My window did not face the hills but another did. They looked rather sullen to me. And they seemed resentful of the clouds which will veil them as though they did not exist when it rained. Sometimes, the sun will shine as the veil still held. Then many a colour I could not name then and cannot name now will flit upon it. Or, sometimes, it will serve as a canvas for a rainbow. No one, as I knew, had ever passed beneath a rainbow. What about the birds then? I will wonder.

It was not just the clouds, the hills changed colour too. Only they were slower in it than their rivals. With each passing season the ceaseless forest which clothed them changed to a different shade of green. I could not name those shades then. I still will not be able to name them. I am rather incompetent with colours.

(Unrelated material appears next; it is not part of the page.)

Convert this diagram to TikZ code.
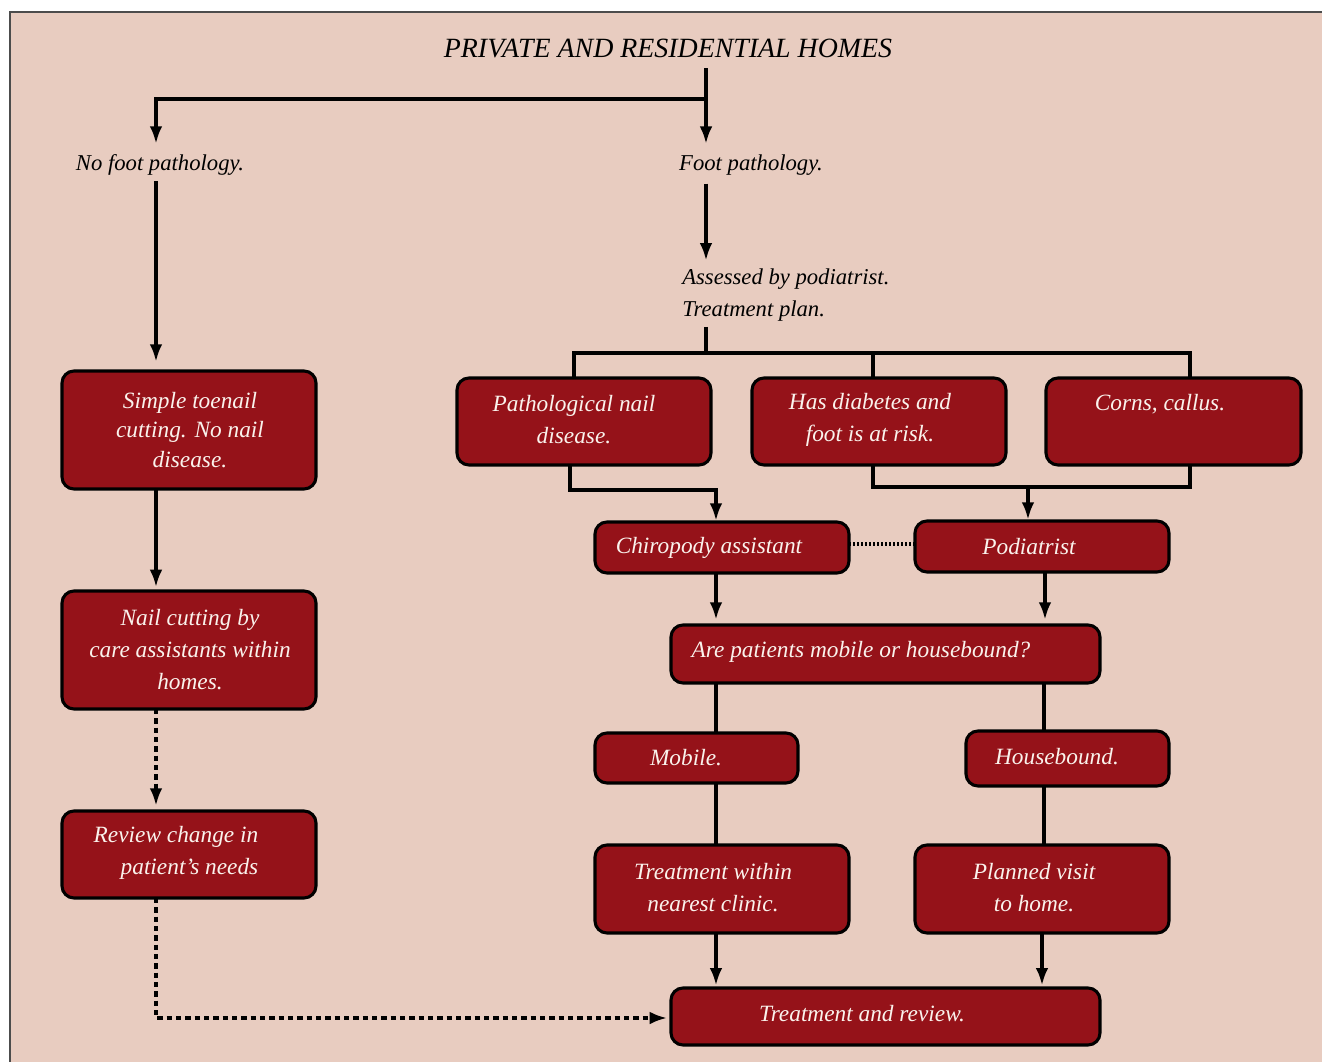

I was fond of watching the passage of seasons and awaited their passage. But it will be a long wait because winter occupied most of the year. There will be a foreboding of it in the air by the end of September and vestiges of winter will linger in the air till the end of April. But no matter how long the wait, winter gave way to spring. It always does, everywhere.

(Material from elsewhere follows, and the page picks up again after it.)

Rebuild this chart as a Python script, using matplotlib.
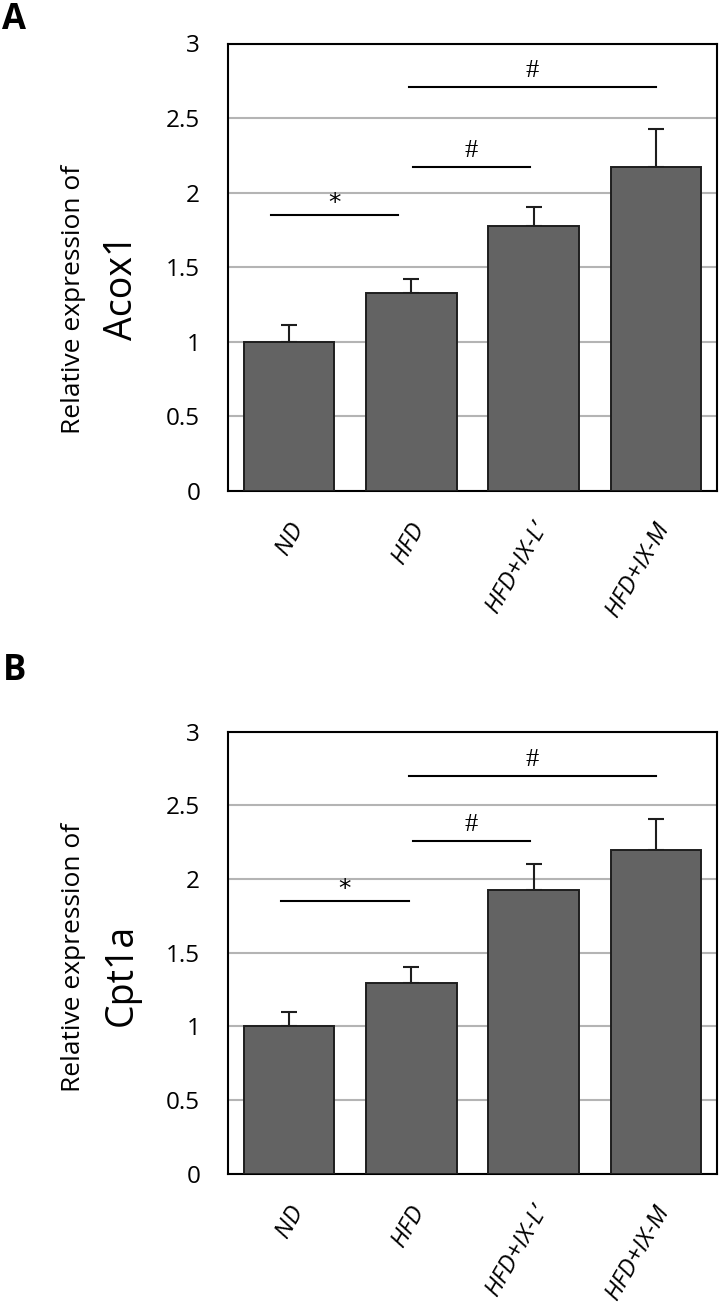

Spring rode on many signs, more colours, more birds and buds on the branches of trees, but for me the most inevitable augury of spring was the smell which preceded the season. Each season had its smell for me and spring had its own. One day, while the far away peaks will still be swathed in snow and the earth and the naked trees will still slumber in the embrace of winter, will waft in a gust of wind carrying that smell. I cannot describe it and have no name for it. Apparently, there is a great deal that I cannot name. But for me the smell was the oracle that foretold that soon the grass beneath my feet will no more be a pale, sickly yellow but will change to a brighter shade of green and that the sun will show up more often. And that, soon, once again, there will be beetles and grasshoppers about. It also meant that the river which flowed a little way outside the town will no more be a faint trickle. The snows will melt upon the peaks filling it with water and Deo will gurgle and chuckle loudly running down to meet his brother Dibang. Spring was also when you rolled on the new grass and let your skin smell of it. I did. Besides, there was something else to look forward to. It was the season when elephants walked down the street we lived on. No, they were not wild but were owned by the tribal chieftains who were in the lumbering business. The beasts will walk back home in the evenings after a hard day’s work and I will run out to the veranda to gape at them. I dreamt of owning an elephant someday. Not because I wanted to be a lumber jack but because it seemed like a kindly, sagacious animal which will make for some good company.